Re: IIS SMTP - is open relay prevented? Ken Schaefer
11/25/2007 10:58:14 PM
What you are doing is fine, subject to the caveats that Sanford as posted in
his reply.

That said, Sanford has suggested turning SMTP AUTH back on (via "allow
machines that authenticate to relay" checkbox). The only issue here is that
you open yourself up to dictionary style attacks from malicious users that
probe well known accounts (such as "Administrator"). Either ensure that
remote IP addresses are not able to connect, or rename all well known
accounts, or ensure that well known accounts have strong passwords.

As it is, your current configuration is probably the easiest to maintain.

Cheers
Ken

--
My IIS Blog: www.adOpenStatic.com/cs/blogs/ken

[quoted text, click to view]
Re: IIS SMTP - is open relay prevented? Sanford Whiteman
11/30/2007 12:26:54 AM
[quoted text, click to view]

While you're right about this case, I hardly think this mitigates the
correctness of defensive design for a public-facing web server.

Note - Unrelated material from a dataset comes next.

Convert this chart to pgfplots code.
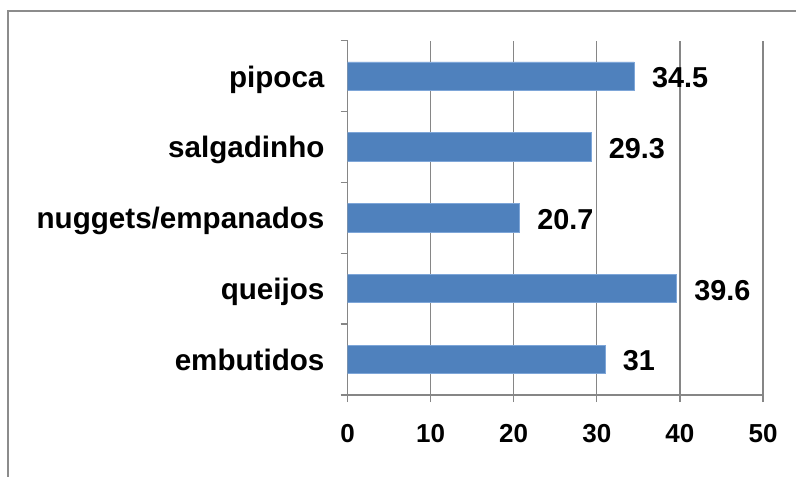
\documentclass[border=0pt]{standalone}
\usepackage{fontspec}
\setmainfont{Liberation Sans}
\usepackage{pgfplots}
\pgfplotsset{compat=1.18}
\definecolor{barblue}{HTML}{4F81BD}
\definecolor{baredge}{HTML}{7EA6D8}
\definecolor{gridgray}{HTML}{868686}
\definecolor{framegray}{HTML}{8C8C8C}

\begin{document}
\begin{tikzpicture}
\useasboundingbox (0,0) rectangle (398pt,238pt);
\clip (0,0) rectangle (398pt,238pt);
% chart frame (only its top and left edges fall inside the page)
\draw[framegray, line width=1.15pt] (3.9pt,-10pt) -- (3.9pt,232.4pt) -- (420pt,232.4pt);
\begin{axis}[
  at={(173.75pt,40.5pt)}, anchor=south west,
  scale only axis, width=207.75pt, height=177.15pt,
  xbar, bar width=0.4, bar shift=0pt,
  xmin=0, xmax=50, ymin=-0.5, ymax=4.5,
  xtick={0,10,...,50},
  ytick={-0.5,0.5,...,4.5},
  y tick label as interval,
  yticklabels={embutidos,queijos,nuggets/empanados,salgadinho,pipoca},
  axis x line*=bottom, axis y line*=left,
  axis line style={-, gridgray, line width=0.65pt},
  xmajorgrids,
  major grid style={gridgray, line width=0.65pt},
  tick align=outside, major tick length=3.5pt,
  every tick/.style={gridgray, line width=0.65pt},
  /pgf/number format/assume math mode=true,
  xticklabel style={font=\bfseries\fontsize{13}{15}\selectfont, anchor=base, yshift=-20pt},
  yticklabel style={font=\bfseries\fontsize{14.8}{17}\selectfont, anchor=base east,
    xshift=-4.5pt, yshift=-5.5pt},
  nodes near coords,
  every node near coord/.append style={font=\bfseries\fontsize{14.4}{16}\selectfont,
    anchor=base west, inner sep=0pt, xshift=8.7pt, yshift=-5.7pt, black},
]
\addplot[fill=barblue, draw=baredge, line width=0.4pt]
  coordinates {(31,0) (39.6,1) (20.7,2) (29.3,3) (34.5,4)};
\end{axis}
\end{tikzpicture}
\end{document}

And just because you have a single-purpose web application doesn't
mean it reuses the same set of credentials for every session. An app
that uses HTTP auth, or any internal auth mechanism, that shares the
local SAM or AD and uses it for impersonation/isolation should also
pass those most specific credentials to the SMTP server. Maybe I'm
getting out of the real world here, but I firmly believe in the most
accountability possible to combat SMTP abuse, as it can be so
devastating to a server's global rep.

--Sandy


------------------------------------
Sanford Whiteman, Chief Technologist
Broadleaf Systems, a division of
Cypress Integrated Systems, Inc.
Re: IIS SMTP - is open relay prevented? Ken Schaefer
11/30/2007 2:41:44 PM

[quoted text, click to view]
in message news:op.t2c8ifvl6c17zw@gw02.broadleaf.local...

[quoted text, click to view]

Alternatively, if there's only a single web application, and this is
compromised, then you gain very little from SMTP AUTH since the attacker is
merely manipulating what the web application is permitted to do anyway.